### Task goal
Please transcribe the data below exactly. Leave the pictures out.

### Given information
○ ○ ○ ○ ○ ○ ○

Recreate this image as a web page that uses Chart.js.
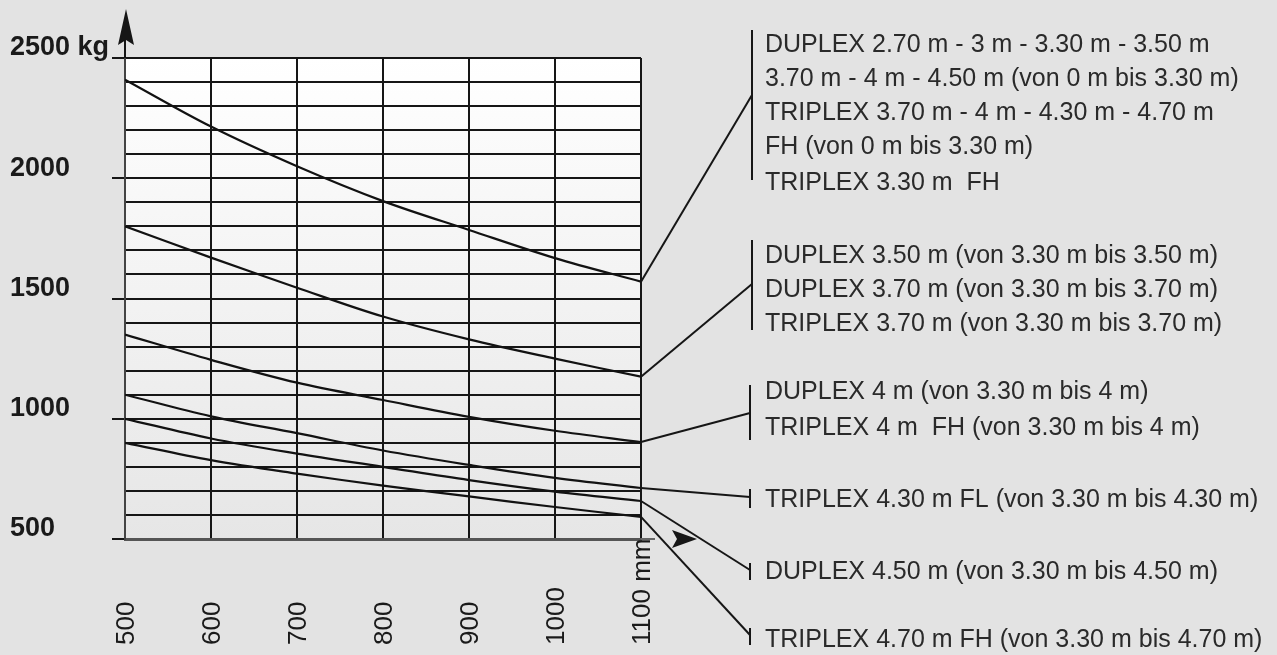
<!DOCTYPE html>
<html>
<head>
<meta charset="utf-8">
<script src="https://cdn.jsdelivr.net/npm/chart.js@4.4.1/dist/chart.umd.min.js"></script>
<style>
html,body{margin:0;padding:0;background:#e3e3e3;}
#wrap{width:1277px;height:655px;}
</style>
</head>
<body>
<div id="wrap"><canvas id="c" width="1277" height="655"></canvas></div>
<script>
// ---- data ----
const xTicks = [500, 600, 700, 800, 900, 1000, 1100];
const xTickLabels = ['500', '600', '700', '800', '900', '1000', '1100 mm'];
const yLabelValues = [500, 1000, 1500, 2000, 2500];
const yLabelTexts = ['500', '1000', '1500', '2000', '2500 kg'];

const curve1 = [2410, 2215, 2050, 1905, 1785, 1668, 1570];
const curve2 = [1800, 1670, 1545, 1425, 1330, 1250, 1175];
const curve3 = [1350, 1245, 1150, 1078, 1008, 950, 903];
const curve4 = [1100, 1010, 940, 868, 808, 754, 712];
const curve5 = [1000, 918, 855, 800, 745, 697, 658];
const curve6 = [900, 828, 772, 722, 677, 633, 592];

const legend1 = ['DUPLEX 2.70 m - 3 m - 3.30 m - 3.50 m', '3.70 m - 4 m - 4.50 m (von 0 m bis 3.30 m)', 'TRIPLEX 3.70 m - 4 m - 4.30 m - 4.70 m', 'FH (von 0 m bis 3.30 m)', 'TRIPLEX 3.30 m  FH'];
const legend2 = ['DUPLEX 3.50 m (von 3.30 m bis 3.50 m)', 'DUPLEX 3.70 m (von 3.30 m bis 3.70 m)', 'TRIPLEX 3.70 m (von 3.30 m bis 3.70 m)'];
const legend3 = ['DUPLEX 4 m (von 3.30 m bis 4 m)', 'TRIPLEX 4 m  FH (von 3.30 m bis 4 m)'];
const legend4 = ['TRIPLEX 4.30 m FL (von 3.30 m bis 4.30 m)'];
const legend5 = ['DUPLEX 4.50 m (von 3.30 m bis 4.50 m)'];
const legend6 = ['TRIPLEX 4.70 m FH (von 3.30 m bis 4.70 m)'];

// ---- build ----
const curves = [curve1, curve2, curve3, curve4, curve5, curve6];
const legends = [legend1, legend2, legend3, legend4, legend5, legend6];
// legend layout: text line centres, bracket, leader target
const legendLayout = [
  {lines: [45, 79, 113, 147, 183], bx: 752, by0: 30, by1: 180, ty: 95},
  {lines: [256, 290, 324], bx: 752, by0: 240, by1: 330, ty: 284},
  {lines: [392, 428], bx: 750, by0: 385, by1: 440, ty: 413},
  {lines: [500], bx: 750, by0: 489, by1: 508, ty: 497},
  {lines: [572], bx: 750, by0: 563, by1: 580, ty: 570},
  {lines: [640], bx: 750, by0: 628, by1: 645, ty: 635}
];

const datasets = curves.map(c => ({
  data: c.map((v, i) => ({x: xTicks[i], y: v})),
  borderColor: '#121212',
  borderWidth: 2.2,
  pointRadius: 0,
  tension: 0.35,
  fill: false
}));

const INK = '#161616';

const decor = {
  id: 'decor',
  beforeDraw(chart) {
    const {ctx, chartArea: a} = chart;
    ctx.save();
    ctx.fillStyle = '#e3e3e3';
    ctx.fillRect(0, 0, chart.width, chart.height);
    const g = ctx.createLinearGradient(0, a.top, 0, a.bottom);
    g.addColorStop(0, '#ffffff');
    g.addColorStop(1, '#e6e6e6');
    ctx.fillStyle = g;
    ctx.fillRect(a.left, a.top, a.right - a.left, a.bottom - a.top);
    ctx.restore();
  },
  afterDraw(chart) {
    const {ctx, chartArea: a, scales: {x, y}} = chart;
    ctx.save();
    // y axis extension and arrow
    ctx.strokeStyle = INK; ctx.lineWidth = 2;
    ctx.beginPath(); ctx.moveTo(a.left, a.top); ctx.lineTo(a.left, 40); ctx.stroke();
    ctx.fillStyle = INK;
    ctx.beginPath(); ctx.moveTo(a.left + 1, 9); ctx.lineTo(a.left + 9, 45); ctx.lineTo(a.left + 1, 40); ctx.lineTo(a.left - 7, 45); ctx.closePath(); ctx.fill();
    // x axis arrow
    ctx.strokeStyle = '#666'; ctx.lineWidth = 2;
    ctx.beginPath(); ctx.moveTo(a.right, a.bottom); ctx.lineTo(a.right + 14, a.bottom); ctx.stroke();
    ctx.fillStyle = INK;
    ctx.beginPath(); ctx.moveTo(697, a.bottom); ctx.lineTo(672, a.bottom - 9); ctx.lineTo(677, a.bottom); ctx.lineTo(672, a.bottom + 9); ctx.closePath(); ctx.fill();

    // x tick labels (rotated)
    ctx.fillStyle = '#1a1a1a';
    ctx.font = '26px "Liberation Sans", Arial, sans-serif';
    ctx.textAlign = 'left'; ctx.textBaseline = 'middle';
    xTicks.forEach((v, i) => {
      const px = x.getPixelForValue(v);
      ctx.save(); ctx.translate(px + 2, 645); ctx.rotate(-Math.PI / 2);
      ctx.fillText(xTickLabels[i], 0, 0);
      ctx.restore();
    });

    // leader lines, brackets, legend text
    ctx.lineWidth = 2; ctx.strokeStyle = INK;
    ctx.font = '25px "Liberation Sans", Arial, sans-serif';
    ctx.textBaseline = 'middle'; ctx.textAlign = 'left';
    curves.forEach((c, i) => {
      const L = legendLayout[i];
      const ex = x.getPixelForValue(xTicks[xTicks.length - 1]);
      const ey = y.getPixelForValue(c[c.length - 1]);
      ctx.beginPath(); ctx.moveTo(ex, ey); ctx.lineTo(L.bx, L.ty); ctx.stroke();
      ctx.beginPath(); ctx.moveTo(L.bx, L.by0); ctx.lineTo(L.bx, L.by1); ctx.stroke();
      ctx.fillStyle = '#2a2a2a';
      legends[i].forEach((t, j) => ctx.fillText(t, 765, L.lines[j]));
    });
    ctx.restore();
  }
};

new Chart(document.getElementById('c'), {
  type: 'line',
  data: {datasets},
  options: {
    responsive: false,
    devicePixelRatio: 1,
    animation: false,
    layout: {padding: {left: 10, top: 58, right: 636, bottom: 0}},
    plugins: {legend: {display: false}, tooltip: {enabled: false}},
    scales: {
      x: {
        type: 'linear', min: 500, max: 1100,
        ticks: {stepSize: 100, display: false, autoSkip: false, maxTicksLimit: 30},
        grid: {color: INK, lineWidth: 2, drawTicks: false},
        border: {color: '#555', width: 3},
        afterFit(s) { s.height = 116; }
      },
      y: {
        type: 'linear', min: 500, max: 2500,
        ticks: {
          stepSize: 100, autoSkip: false, maxTicksLimit: 30,
          crossAlign: 'far', labelOffset: -10, padding: 0,
          color: '#1a1a1a',
          font: {family: '"Liberation Sans", Arial, sans-serif', size: 27, weight: 'bold'},
          callback(v) { const k = yLabelValues.indexOf(v); return k >= 0 ? yLabelTexts[k] : ''; }
        },
        grid: {
          color: INK, lineWidth: 2, tickLength: 13,
          tickColor: (c) => (c.tick && yLabelValues.indexOf(c.tick.value) >= 0) ? INK : 'rgba(0,0,0,0)'
        },
        border: {color: '#444', width: 2},
        afterFit(s) { s.width = 115; }
      }
    }
  },
  plugins: [decor]
});
</script>
</body>
</html>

○ ○ ○ ○ ○ ○ ○

### Worked solution
Recreate this image as a web page that uses Chart.js.
<!DOCTYPE html>
<html>
<head>
<meta charset="utf-8">
<script src="https://cdn.jsdelivr.net/npm/chart.js@4.4.1/dist/chart.umd.min.js"></script>
<style>
html,body{margin:0;padding:0;background:#e3e3e3;}
#wrap{width:1277px;height:655px;}
</style>
</head>
<body>
<div id="wrap"><canvas id="c" width="1277" height="655"></canvas></div>
<script>
// ---- data ----
const xTicks = [500, 600, 700, 800, 900, 1000, 1100];
const xTickLabels = ['500', '600', '700', '800', '900', '1000', '1100 mm'];
const yLabelValues = [500, 1000, 1500, 2000, 2500];
const yLabelTexts = ['500', '1000', '1500', '2000', '2500 kg'];

const curve1 = [2410, 2215, 2050, 1905, 1785, 1668, 1570];
const curve2 = [1800, 1670, 1545, 1425, 1330, 1250, 1175];
const curve3 = [1350, 1245, 1150, 1078, 1008, 950, 903];
const curve4 = [1100, 1010, 940, 868, 808, 754, 712];
const curve5 = [1000, 918, 855, 800, 745, 697, 658];
const curve6 = [900, 828, 772, 722, 677, 633, 592];

const legend1 = ['DUPLEX 2.70 m - 3 m - 3.30 m - 3.50 m', '3.70 m - 4 m - 4.50 m (von 0 m bis 3.30 m)', 'TRIPLEX 3.70 m - 4 m - 4.30 m - 4.70 m', 'FH (von 0 m bis 3.30 m)', 'TRIPLEX 3.30 m  FH'];
const legend2 = ['DUPLEX 3.50 m (von 3.30 m bis 3.50 m)', 'DUPLEX 3.70 m (von 3.30 m bis 3.70 m)', 'TRIPLEX 3.70 m (von 3.30 m bis 3.70 m)'];
const legend3 = ['DUPLEX 4 m (von 3.30 m bis 4 m)', 'TRIPLEX 4 m  FH (von 3.30 m bis 4 m)'];
const legend4 = ['TRIPLEX 4.30 m FL (von 3.30 m bis 4.30 m)'];
const legend5 = ['DUPLEX 4.50 m (von 3.30 m bis 4.50 m)'];
const legend6 = ['TRIPLEX 4.70 m FH (von 3.30 m bis 4.70 m)'];

// ---- build ----
const curves = [curve1, curve2, curve3, curve4, curve5, curve6];
const legends = [legend1, legend2, legend3, legend4, legend5, legend6];
// legend layout: text line centres, bracket, leader target
const legendLayout = [
  {lines: [45, 79, 113, 147, 183], bx: 752, by0: 30, by1: 180, ty: 95},
  {lines: [256, 290, 324], bx: 752, by0: 240, by1: 330, ty: 284},
  {lines: [392, 428], bx: 750, by0: 385, by1: 440, ty: 413},
  {lines: [500], bx: 750, by0: 489, by1: 508, ty: 497},
  {lines: [572], bx: 750, by0: 563, by1: 580, ty: 570},
  {lines: [640], bx: 750, by0: 628, by1: 645, ty: 635}
];

const datasets = curves.map(c => ({
  data: c.map((v, i) => ({x: xTicks[i], y: v})),
  borderColor: '#121212',
  borderWidth: 2.2,
  pointRadius: 0,
  tension: 0.35,
  fill: false
}));

const INK = '#161616';

const decor = {
  id: 'decor',
  beforeDraw(chart) {
    const {ctx, chartArea: a} = chart;
    ctx.save();
    ctx.fillStyle = '#e3e3e3';
    ctx.fillRect(0, 0, chart.width, chart.height);
    const g = ctx.createLinearGradient(0, a.top, 0, a.bottom);
    g.addColorStop(0, '#ffffff');
    g.addColorStop(1, '#e6e6e6');
    ctx.fillStyle = g;
    ctx.fillRect(a.left, a.top, a.right - a.left, a.bottom - a.top);
    ctx.restore();
  },
  afterDraw(chart) {
    const {ctx, chartArea: a, scales: {x, y}} = chart;
    ctx.save();
    // y axis extension and arrow
    ctx.strokeStyle = INK; ctx.lineWidth = 2;
    ctx.beginPath(); ctx.moveTo(a.left, a.top); ctx.lineTo(a.left, 40); ctx.stroke();
    ctx.fillStyle = INK;
    ctx.beginPath(); ctx.moveTo(a.left + 1, 9); ctx.lineTo(a.left + 9, 45); ctx.lineTo(a.left + 1, 40); ctx.lineTo(a.left - 7, 45); ctx.closePath(); ctx.fill();
    // x axis arrow
    ctx.strokeStyle = '#666'; ctx.lineWidth = 2;
    ctx.beginPath(); ctx.moveTo(a.right, a.bottom); ctx.lineTo(a.right + 14, a.bottom); ctx.stroke();
    ctx.fillStyle = INK;
    ctx.beginPath(); ctx.moveTo(697, a.bottom); ctx.lineTo(672, a.bottom - 9); ctx.lineTo(677, a.bottom); ctx.lineTo(672, a.bottom + 9); ctx.closePath(); ctx.fill();

    // x tick labels (rotated)
    ctx.fillStyle = '#1a1a1a';
    ctx.font = '26px "Liberation Sans", Arial, sans-serif';
    ctx.textAlign = 'left'; ctx.textBaseline = 'middle';
    xTicks.forEach((v, i) => {
      const px = x.getPixelForValue(v);
      ctx.save(); ctx.translate(px + 2, 645); ctx.rotate(-Math.PI / 2);
      ctx.fillText(xTickLabels[i], 0, 0);
      ctx.restore();
    });

    // leader lines, brackets, legend text
    ctx.lineWidth = 2; ctx.strokeStyle = INK;
    ctx.font = '25px "Liberation Sans", Arial, sans-serif';
    ctx.textBaseline = 'middle'; ctx.textAlign = 'left';
    curves.forEach((c, i) => {
      const L = legendLayout[i];
      const ex = x.getPixelForValue(xTicks[xTicks.length - 1]);
      const ey = y.getPixelForValue(c[c.length - 1]);
      ctx.beginPath(); ctx.moveTo(ex, ey); ctx.lineTo(L.bx, L.ty); ctx.stroke();
      ctx.beginPath(); ctx.moveTo(L.bx, L.by0); ctx.lineTo(L.bx, L.by1); ctx.stroke();
      ctx.fillStyle = '#2a2a2a';
      legends[i].forEach((t, j) => ctx.fillText(t, 765, L.lines[j]));
    });
    ctx.restore();
  }
};

new Chart(document.getElementById('c'), {
  type: 'line',
  data: {datasets},
  options: {
    responsive: false,
    devicePixelRatio: 1,
    animation: false,
    layout: {padding: {left: 10, top: 58, right: 636, bottom: 0}},
    plugins: {legend: {display: false}, tooltip: {enabled: false}},
    scales: {
      x: {
        type: 'linear', min: 500, max: 1100,
        ticks: {stepSize: 100, display: false, autoSkip: false, maxTicksLimit: 30},
        grid: {color: INK, lineWidth: 2, drawTicks: false},
        border: {color: '#555', width: 3},
        afterFit(s) { s.height = 116; }
      },
      y: {
        type: 'linear', min: 500, max: 2500,
        ticks: {
          stepSize: 100, autoSkip: false, maxTicksLimit: 30,
          crossAlign: 'far', labelOffset: -10, padding: 0,
          color: '#1a1a1a',
          font: {family: '"Liberation Sans", Arial, sans-serif', size: 27, weight: 'bold'},
          callback(v) { const k = yLabelValues.indexOf(v); return k >= 0 ? yLabelTexts[k] : ''; }
        },
        grid: {
          color: INK, lineWidth: 2, tickLength: 13,
          tickColor: (c) => (c.tick && yLabelValues.indexOf(c.tick.value) >= 0) ? INK : 'rgba(0,0,0,0)'
        },
        border: {color: '#444', width: 2},
        afterFit(s) { s.width = 115; }
      }
    }
  },
  plugins: [decor]
});
</script>
</body>
</html>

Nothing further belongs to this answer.